The UK’s biggest-selling CD has proven to be a 1992 greatest-hits album from Abba, with 4 million copies sold since its release.
The album is Gold, and its success is thought to have been boosted by the hit musical Mama Mia, which his based on the Swedish group’s hits.
At Number Two is Adele’s 21, with 3.5 million copies sold; while at Number Three are Oasis with (What’s the Story) Morning Glory?, at 3.4 million copies.
The CD format is 30 years old, and is still the preferred format for easy-listening music, according to the BBC, while greater-than-average sales of the urban, rock and dance genres are to be found in digital downloads.
British recorded music’s trade association is the British Phonographic Industry (BPI), whose chief executive, Geoff Taylor, says in a press release: “The CD represented a great leap forward in sound technology, becoming one of the most successful consumer products in history as music fans embraced its sound quality, durability, instant track access and ease of use.
“Even thirty years after its launch, it still remains the leading album format in the British music market.
“There are many music fans in the UK who want to own music and value a physical product they can collect. The CD is a digital product that offers premium sound quality, artwork and lyrics – plus a permanent backup copy, all at a great price.
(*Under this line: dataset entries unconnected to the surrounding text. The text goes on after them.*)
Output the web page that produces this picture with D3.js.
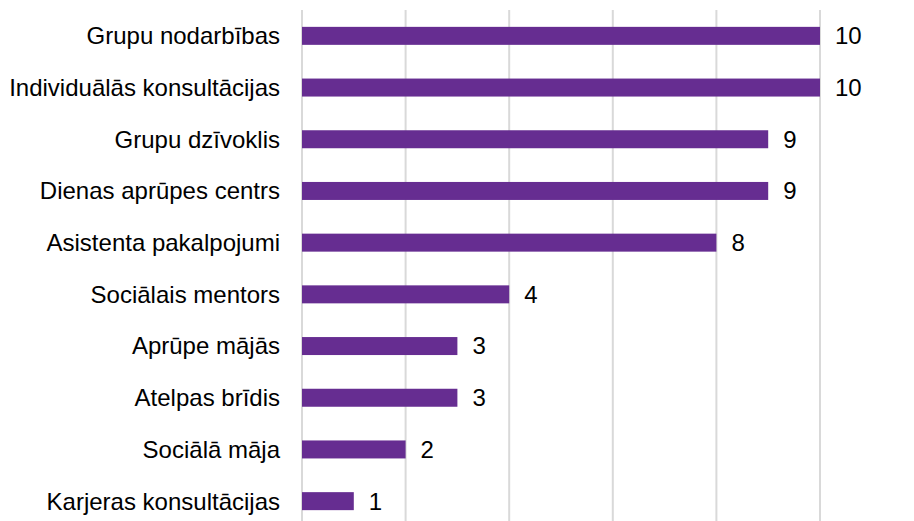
<!DOCTYPE html>
<html><head><meta charset="utf-8">
<script src="https://cdn.jsdelivr.net/npm/d3@7"></script>
<style>body{margin:0;background:#fff}svg{display:block}</style>
</head><body><svg id="c" width="914" height="521"></svg>
<script>
const categories = ["Grupu nodarbības","Individuālās konsultācijas","Grupu dzīvoklis","Dienas aprūpes centrs","Asistenta pakalpojumi","Sociālais mentors","Aprūpe mājās","Atelpas brīdis","Sociālā māja","Karjeras konsultācijas"];
const values = [10,10,9,9,8,4,3,3,2,1];
const xTicks = [0,2,4,6,8,10];

(function(){
const svg = d3.select("#c");
const pL = 302, pR = 820, pT = 10, pB = 527;
const x = d3.scaleLinear().domain([0,10]).range([pL,pR]);
const y = d3.scaleBand().domain(categories).range([pT,pB]).paddingInner(0.652).paddingOuter(0.326);

svg.append("g").selectAll("line").data(xTicks).join("line")
  .attr("x1",d=>x(d)).attr("x2",d=>x(d)).attr("y1",pT).attr("y2",521)
  .attr("stroke","#d9d9d9").attr("stroke-width",2);

svg.append("g").selectAll("rect").data(values).join("rect")
  .attr("x",x(0)).attr("y",(d,i)=>y(categories[i]))
  .attr("width",d=>x(d)-x(0)).attr("height",y.bandwidth())
  .attr("fill","#662d91");

const font = "'Liberation Sans', Arial, sans-serif";
svg.append("g").selectAll("text").data(categories).join("text")
  .attr("x",280).attr("y",d=>y(d)+y.bandwidth()/2).attr("dy","0.35em")
  .attr("text-anchor","end").attr("font-family",font).attr("font-size",24).attr("fill","#000")
  .text(d=>d);

svg.append("g").selectAll("text").data(values).join("text")
  .attr("x",d=>x(d)+15).attr("y",(d,i)=>y(categories[i])+y.bandwidth()/2).attr("dy","0.35em")
  .attr("font-family",font).attr("font-size",24).attr("fill","#000")
  .text(d=>d);
})();
</script></body></html>
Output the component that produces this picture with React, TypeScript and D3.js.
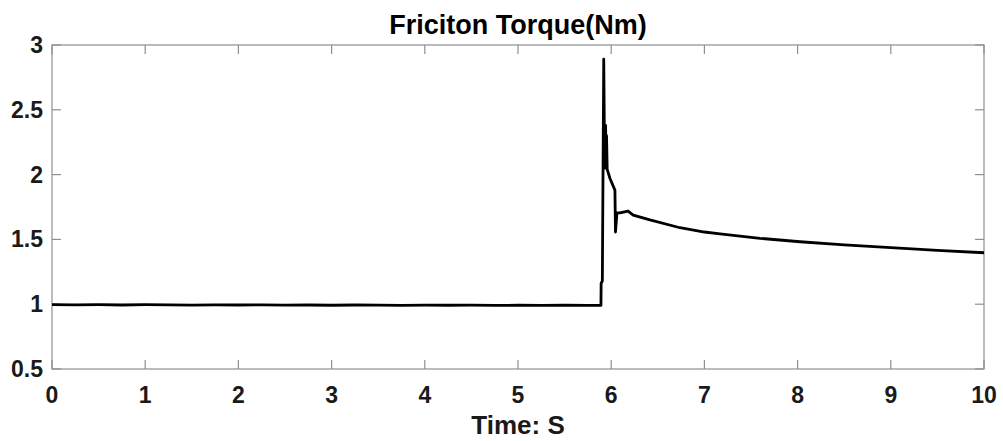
import React from "react";
import * as d3 from "d3";

const title = "Friciton Torque(Nm)";
const xLabel = "Time: S";
const xTicks = [0, 1, 2, 3, 4, 5, 6, 7, 8, 9, 10];
const yTicks = [0.5, 1, 1.5, 2, 2.5, 3];
const yTickLabels = ["0.5", "1", "1.5", "2", "2.5", "3"];

const time = [
  0, 0.25, 0.5, 0.75, 1, 1.25, 1.5, 1.75, 2, 2.25, 2.5, 2.75, 3, 3.25, 3.5, 3.75, 4, 4.25, 4.5, 4.75, 5, 5.25, 5.5, 5.75, 5.89,
  5.892, 5.905, 5.92, 5.93, 5.94, 5.945, 5.95, 5.957, 5.987, 6.04, 6.046, 6.062, 6.094, 6.18, 6.236, 6.416, 6.738, 7.0, 7.167, 7.597, 8.026, 8.5, 9, 9.5, 10,
];
const torque = [
  0.997, 0.995, 0.996, 0.994, 0.996, 0.995, 0.993, 0.995, 0.994, 0.995, 0.993, 0.994, 0.992, 0.994, 0.993, 0.991, 0.993, 0.992, 0.993, 0.991, 0.992, 0.991, 0.992, 0.991, 0.991,
  1.16, 1.18, 2.89, 2.05, 2.38, 2.06, 2.3, 2.04, 1.97, 1.88, 1.557, 1.704, 1.704, 1.719, 1.688, 1.65, 1.59, 1.557, 1.542, 1.508, 1.482, 1.458, 1.436, 1.415, 1.397,
];

const W = 1003;
const H = 441;
const M = { left: 52, right: 984, top: 45, bottom: 369 };

export default function App() {
  const x = d3.scaleLinear().domain([0, 10]).range([M.left, M.right]);
  const y = d3.scaleLinear().domain([0.5, 3]).range([M.bottom, M.top]);
  const pts = time.map((t, i) => [t, torque[i]] as [number, number]);
  const line = d3
    .line<[number, number]>()
    .x((d) => x(d[0]))
    .y((d) => y(d[1]));
  const tl = 9;
  const axisColor = "#8f8f8f";
  const font = "'Liberation Sans', Arial, sans-serif";
  return (
    <svg width={W} height={H} style={{ position: "absolute", left: 0, top: 0, background: "#fff" }}>
      <rect x={0} y={0} width={W} height={H} fill="#fff" />
      <rect
        x={M.left}
        y={M.top}
        width={M.right - M.left}
        height={M.bottom - M.top}
        fill="none"
        stroke={axisColor}
        strokeWidth={1.2}
      />
      {xTicks.map((t) => (
        <g key={"x" + t}>
          <line x1={x(t)} x2={x(t)} y1={M.bottom} y2={M.bottom - tl} stroke={axisColor} strokeWidth={1.2} />
          <line x1={x(t)} x2={x(t)} y1={M.top} y2={M.top + tl} stroke={axisColor} strokeWidth={1.2} />
          <text
            x={x(t)}
            y={403}
            textAnchor="middle"
            fontFamily={font}
            fontWeight="bold"
            fontSize={23}
            fill="#1a1a1a"
          >
            {t}
          </text>
        </g>
      ))}
      {yTicks.map((v, i) => (
        <g key={"y" + v}>
          <line x1={M.left} x2={M.left + tl} y1={y(v)} y2={y(v)} stroke={axisColor} strokeWidth={1.2} />
          <line x1={M.right} x2={M.right - tl} y1={y(v)} y2={y(v)} stroke={axisColor} strokeWidth={1.2} />
          <text
            x={43}
            y={y(v) + 8}
            textAnchor="end"
            fontFamily={font}
            fontWeight="bold"
            fontSize={23}
            fill="#1a1a1a"
          >
            {yTickLabels[i]}
          </text>
        </g>
      ))}
      <path d={line(pts) || ""} fill="none" stroke="#000" strokeWidth={2.8} strokeLinejoin="round" />
      <text
        x={(M.left + M.right) / 2}
        y={34}
        textAnchor="middle"
        fontFamily={font}
        fontWeight="bold"
        fontSize={27}
        fill="#000"
      >
        {title}
      </text>
      <text
        x={(M.left + M.right) / 2}
        y={434}
        textAnchor="middle"
        fontFamily={font}
        fontWeight="bold"
        fontSize={26}
        fill="#1a1a1a"
      >
        {xLabel}
      </text>
    </svg>
  );
}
“We are working with retailers to further enhance the format with new features for consumers. There’s no doubt that the CD remains an outstanding product for the digital age.”
The BPI – which organizes the annual BRIT awards – says in a press release: “Only two artists have more than one title in the Top 30. Coldplay’s first three albums – Parachutes (No. 21), A Rush of Blood to the Head (No. 13) and X&Y (No. 19) – all make the top 30, along with Robbie Williams, whose three albums I’ve Been Expecting You, Sing When You’re Winning and Greatest Hits chart sequentially at 25, 26, and 27.”